Amedore spoke on visiting Germany and their vocational education successes. He said yes to making sure funding for the P-Tech program is permanent.
“Why not start allowing our students to work with their hands, their mind and a little bit of back muscle in the classroom to make learning experience three-dimensional and not just continue to teach a test, but they’re creating something,” Amedore said.
Butler said the P-Tech program in Fulton county has been a tremendous success. He also spoke about his 14-year-old grandson who could benefit from a program like the P-Tech program.
“I sincerely believe that your environment influences your ability to succeed,” Butler said.
The third question was on workers compensation and the state budget and what can be done about it.
Amedore said workers compensation was not part of the governor’s proposal in last year’s budget. He said it became a budget issue during the process of negotiating the budget because of the senate majority conference.
“I fought hard to get workers compensation reformed,”Amedore said.
Butler spoke on workers compensation fraud.
“I think that’s an area the state needs to attack more aggressively,” Butler said.
Tedisco said it’s small businesses are the answer that will move the state out of the small recession.
“We’re here to move the obstacles, or help to do that for every single citizen in this room and the 19 and a half billion people in New York state, so you and they can be everything they can be with the god given talents they’ve been given,” Tedisco said. “We’ve got bureaucrats in the state which for some reason want to create busy jobs for themselves.
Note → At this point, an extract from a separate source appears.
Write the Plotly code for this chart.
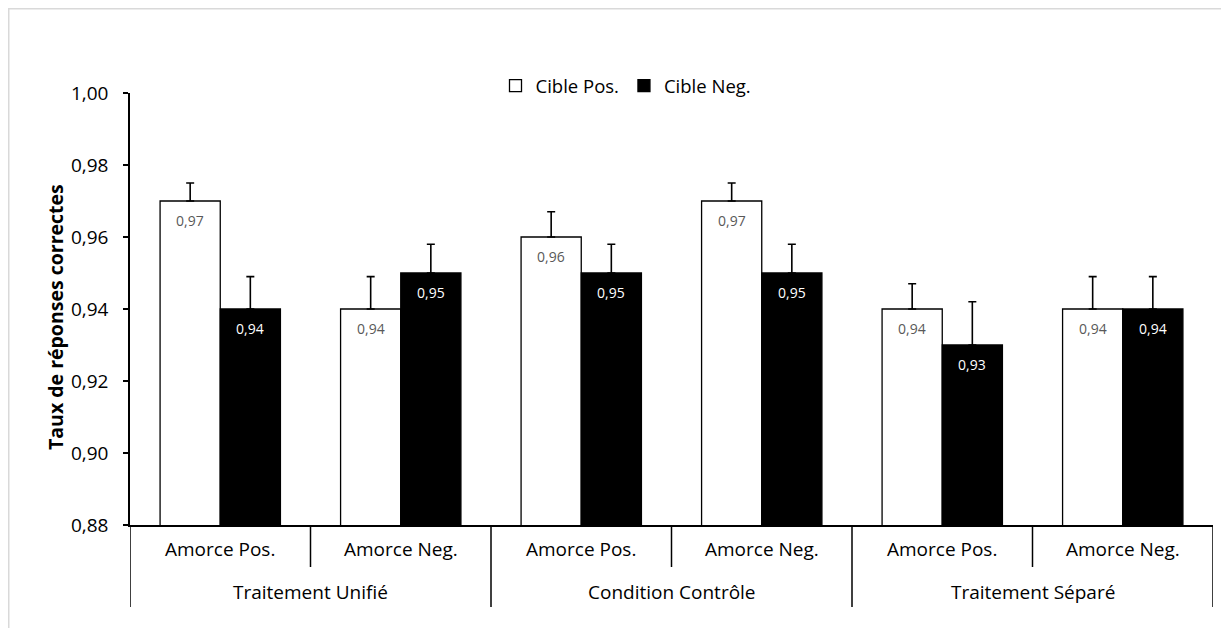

They don’t want to remove obstacles. They want to create obstacles.”
Question four was on state mandates. “Will you and how will you commit to alleviating this situation for our local residents?” Scott asked.
Butler said Medicaid is the mother of all mandates. He said medicaid costs are higher in New York than any other states.
Tedisco spoke on the governor. He said he feels the governor doesn’t like to play well with others sometimes. He said “nothing but crickets” came out of the commission for the mandate relief the governor came up with.
Amedore said sometimes elected officials look at things differently, not with just good intentions. He believes the state should take 100 percent of medicaid costs.
The last question was on highway taxes. “Are you in favor to repeal?” Scott asked.
All three said they were in favor to repeal of highway taxes in the state.
Butler said if a grocery store must raise prices to make shipments, the cost will often be passed onto the consumer, costing them more money.
Chamber President Mark Kilmer said this was the first time this event was being held. He said there are plans to make this an annual event.
“I think with everything else when you ask people in elected positions, sometimes you get a little bit of a run-around. I think they very honestly said they are in favor of our initiatives here and they see that they see the need for reform,” Kilmer said. “I do agree that it’s hard. You’re working with Albany, working with downstate, upstate, it’s a very complicated state in terms of demographics, but we have to make it work.”